Climate Change: Fire and Ice
Robert Frost famously wrote: “Some say the world will end in fire, / Some say in ice.” It seems Frost may have been on to something…
Two recent reports are pointing fingers at black carbon and melting ice as the biggest dangers in relation to climate change.
Have you ever heard of black carbon? Probably not, but according to Nature.com, a study published in Nature Geoscience says that black carbon is responsible for 50% of Arctic temperature increases since 1890. Most estimates put the arctic temperature rise at 1.9 degrees Celsius, so if Nature Geoscience is right, black carbon is responsible for a 1 degree Celsius rise over the past century.
Black carbon is created when fossil fuels, biofuels or biomass are incompletely combusted- it is also commonly created in Asia by burning wood, coal, or cow dung for cooking/ heating. Diesel burned in America and Europe is also a major contributor, but the largest source of black carbon is the burning of forests and savannahs.
But what’s the big deal? Why is black carbon so bad? Well, for starters dark carbon particulates absorb sunlight and then give it off as heat. When they fall with precipitation they impair the ability of snow and ice to reflect sunlight, making it melt faster. So it’s double bad. Like, bad bad.
That’s the bad news. The good news is that black carbon only lasts for a few days or weeks in the atmosphere. That means that a significant reduction should have immediate results.
“Black carbon is part of a package of fast-action strategies that can achieve mitigation in the near term and slow Arctic warming, including targeting short-lived, non-CO2 climate forcers such as HFCs, methane, and tropospheric ozone, as well as increasing carbon sequestration through forest protection and production of biochar,” said Durwood Zaelke, president of the Institute for Governance & Sustainable Development.

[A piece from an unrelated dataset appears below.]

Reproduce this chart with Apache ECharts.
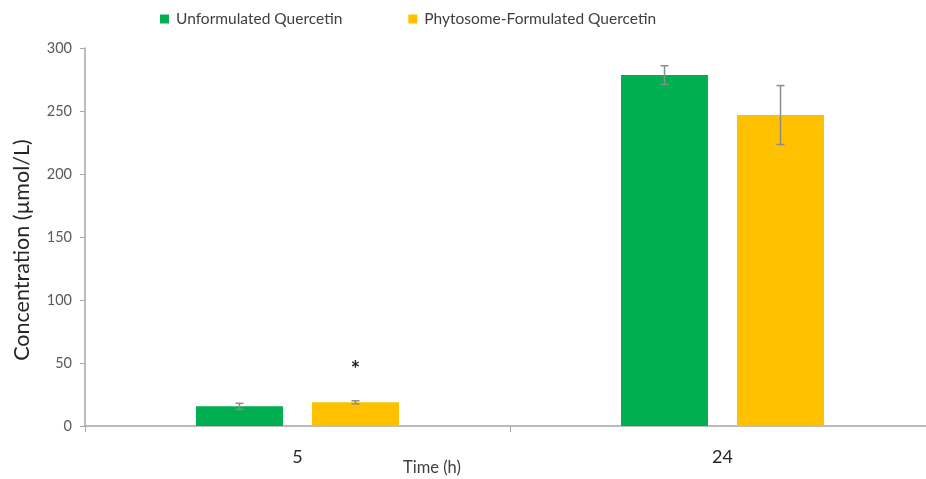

And then there is the ice: How the ice shelves behave is thought to be the number one factor in what happens with the sea level.
Predicting climate change numbers and sea level rise is difficult and tricky, to say the least. Causes and effects are all new and uncertain. Several examples in New Scientist point to the inaccuracy of predictions due to unknown new factors- the only thing we can be sure of is that we really have no idea what is going on and what is causing it, but something is changing.
IPCC emissions scenarios, suggests sea level will go up between 0.5 and 1.4 metres, and most researchers agree that these estimates are too low as emissions have been rising faster than the IPCC’s worst scenario numbers.
The Intergovernmental Panel on Climate Change (IPCC) forecast a sea level rise of between 19 and 59 centimetres by 2100, not counting major changes in ice flow.
The global average sea level rise over the 1900’s was 17 cm.
There is the possibility that warm water will reach the Ross Ice Shelf in the future, changing, for the worse, all sea rise predictions and models.
So what does it all mean?
Whatever the predictions, a sea level rise of 1 meter will affect the 60 million people who live within 1 meter of sea level. This same rise will in turn give rise to a greater severity of storms and greater vulnerability of coastal cities like New York, Boston, and DC to hurricanes. It’s possible that an increased frequency will make it make sense to abandon these cities rather than continually pay to rebuild them. There are those who say what is happening now is no big deal, that the Earth has gone through greater changes in the past, but the human makeup of the Earth has changed- and when the climate does this time, there will be more humans around both to see it and to deal with the consequences.